Learning-Deep-Learning

MMF: Multi-Task Multi-Sensor Fusion for 3D Object Detection

June 2019

tl;dr: Use auxiliary tasks (ground estimation and depth completion) and sensor fusion boost 3D object detection. MMF is fast running at 13 FPS.

Overall impression

This paper is built on ContFuse and two-stage sensor fusion methods such as MV3D and AVOD. MMF and ContFuse is similar to AVOD that it uses fused feature for proposal generation. And MMF and ContFuse method is anchor-free. However MMF is better than ContFuse in that it uses depth estimation for a dense pseudo-lidar point cloud.

The paper is also influenced by HDNet which exploits HDmap and estimates ground height for 3D detection.
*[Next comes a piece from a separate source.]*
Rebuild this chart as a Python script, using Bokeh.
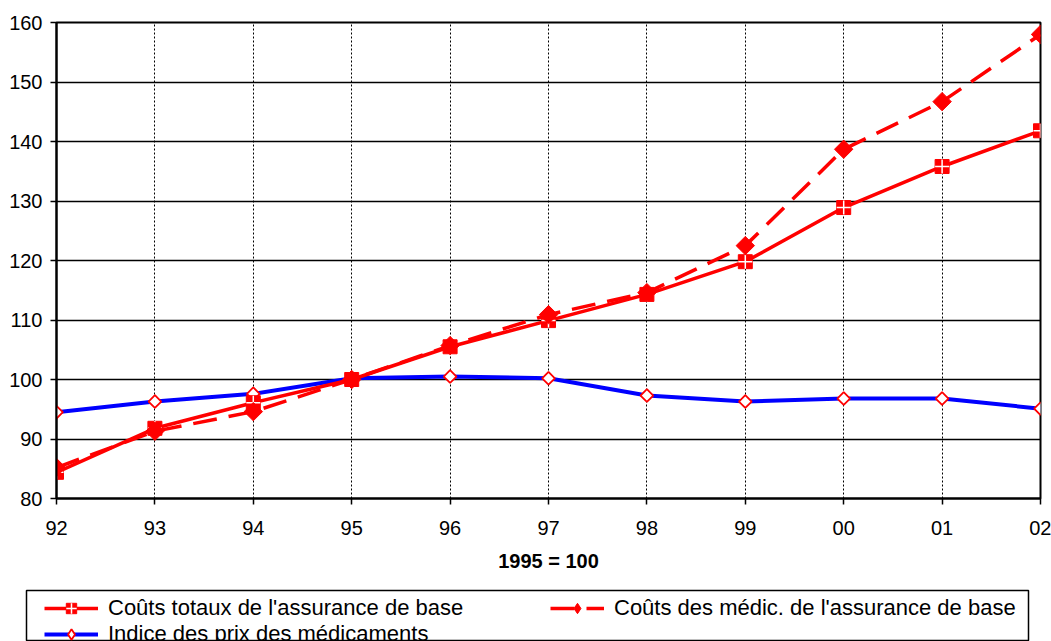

MV3D –> AVOD –> ContFuse –> MMF

This boost the 2D hard by more than 8 AP (from 80 to 88) among real-time models. (RRC from sensetime performs really well for 2D OD but runs at 3.6 s/frame)

Key ideas

Cascaded design (such as F-Pointnet) suffers from the drawback from each stage. It has difficulty recovering object that are far away.
Sensor fusion architecture: point-wise and ROI-wise feature fusion.
- pointwise sensor fusion: use lidar points to establish correspondence between BEV and image (like in contFuse). Multi-scale features from FPN of image is fused into each layer of lidar feat maps.
- ROI-wise sensor fusion: project 3D bbox to BEV and image space (with RoIAlign and oriented RoIAlign)
Proposal generation: 1x1 conv on top of last BEV feat map (like YOLO). This feat map has feat from both image and BEV.
Map fusion: estimated ground height is subtracted from the regression target. This eases the 3D object localization (don’t we assume this from the beginning?)
The image backbone is small (Resnet 18) but it benefits quite a bit from lidar sensor fusion.

Technical details

The depth completion idea is very similar to pseudo-lidar. A depth map GT is used to supervise this task.
By applying ground estimation and depth completion during training, the network learns a better representation, but no need to deploy during inference.
Pretraining: resnet-18 and pretrained depth estimation

Notes

3D perception matters more than 2D as motion planning happens in bird’s eye view.
Honestly speaking, without the bbox finetuning, the performance is already pretty good for industry applications. This way we could harvest the benefit of Sensor fusion more easily.
Q: why it is so fast? –> ResNet18 as backbone
Q: how to do point wise feature fusion without accurate calibration?